"I will take a look at the grounds."

I thought she hesitated for a moment; then her face lighted up. "Be sure you don't encounter the dog," she cried, and slipped hastily down a side hall I had not noticed the night before.

"Ah, a good way to keep me in," I reasoned. "But I shall see the grounds yet if I have to poison that dog." Notwithstanding, I made no haste to leave the house. I don't believe in tempting Providence, especially where a dog is concerned.

Instead of that, I stood still and looked up and down the halls, endeavoring to get some idea of their plan and of the location of my own room in reference to the rest.
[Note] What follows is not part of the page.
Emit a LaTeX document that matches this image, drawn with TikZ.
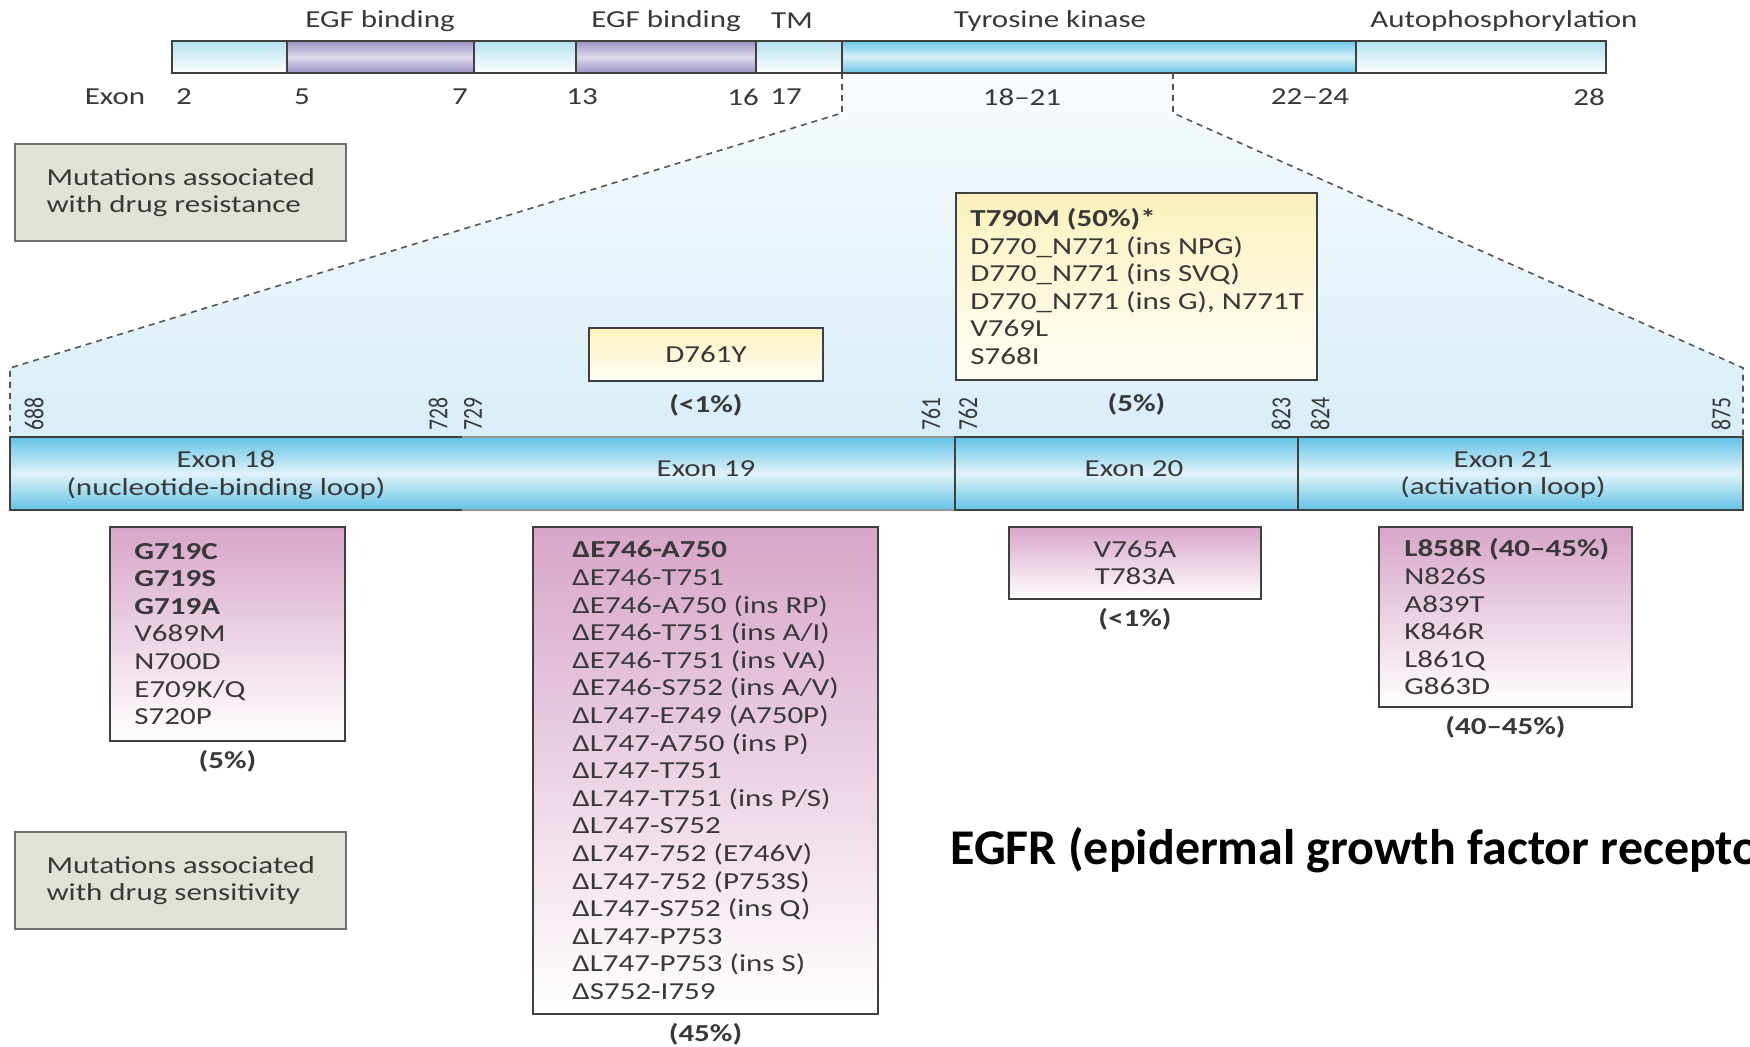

I found that the main hall ran at right angles to the long corridor down which I had just come, and noting that the doors opening into it were of a size and finish vastly superior to those I had passed in the corridor just mentioned, I judged that the best bedrooms all lay front, and that I had been quartered at the end of what had once been considered as the servants' hall. At my right, as I looked down the stairs, ran a wall with a break, which looked like an opening into another corridor, and indeed I afterward learned that the long series of rooms of which mine was the last, had its counterpart on the other side of this enormous dwelling, giving to the house the shape of a long, square U.

I was looking in some wonderment at this opening and marvelling over the extravagant hospitality of those old days which necessitated such a number of rooms in a private gentleman's home, when I heard a door open and two voices speaking. One was rough and careless, unmistakably that of William Knollys. The other was slow and timid, and was just as unmistakably that of the man who had driven me to this house the day before. They were talking of some elderly person, and I had good sense enough not to allow my indignation to blind me to the fact that by that elderly person they meant me. This is important, for their words were not without significance.
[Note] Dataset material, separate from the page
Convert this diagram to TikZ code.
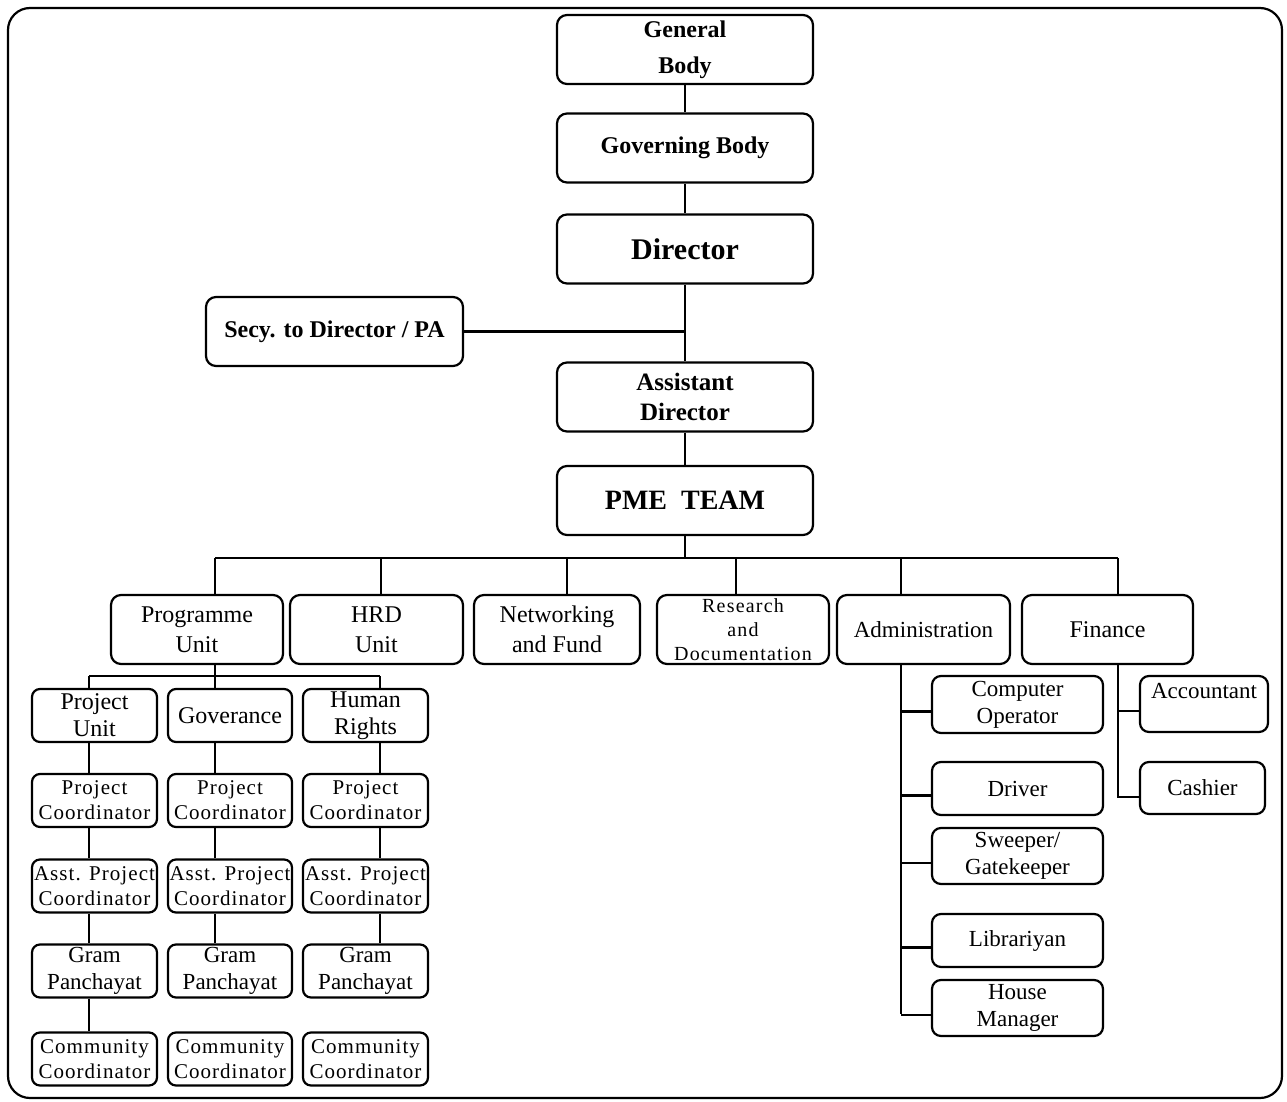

"How shall we keep the old girl out of the house till it is all over?" was what I heard from William's surly lips.

"Lucetta has a plan," was the hardly distinguishable answer. "I am to take——"

That was all I could hear; a closing door shut off the remainder. Something, then, was going on in this house, of a dark if not mysterious character, and the attempts made by these two interesting and devoted girls to cover up the fact, by explanations founded on their poverty, had been but subterfuges after all. Grieved on their account, but inwardly grateful to the imprudence of their more than reckless brother, for this not-to-be-mistaken glimpse into the truth, I slowly descended the stairs, in that state of complete self-possession which is given by a secret knowledge of the intentions formed against us by those whose actions we have reason to suspect.

Henceforth I had but one duty—to penetrate the mystery of this household. Whether it was the one suspected by Mr. Gryce or another of a less evil and dangerous character hardly mattered in my eyes. While the blight of it rested upon this family, eyes would be lowered and heads shaken at their name. This, if I could help it, must no longer be. If guilt lay at the bottom of all this fear, then this guilt must be known; if innocence—I thought of the brother's lowering brow and felt it incompatible with innocence, but remembering Mr. Gryce's remarks on this subject, read an instant lecture to myself and, putting all conclusions aside, devoted the few minutes in which I found myself alone in the dining-room to a careful preparation of my mind for its duty, which was not likely to be of the simplest character if Lucetta's keen wits were to be pitted against mine.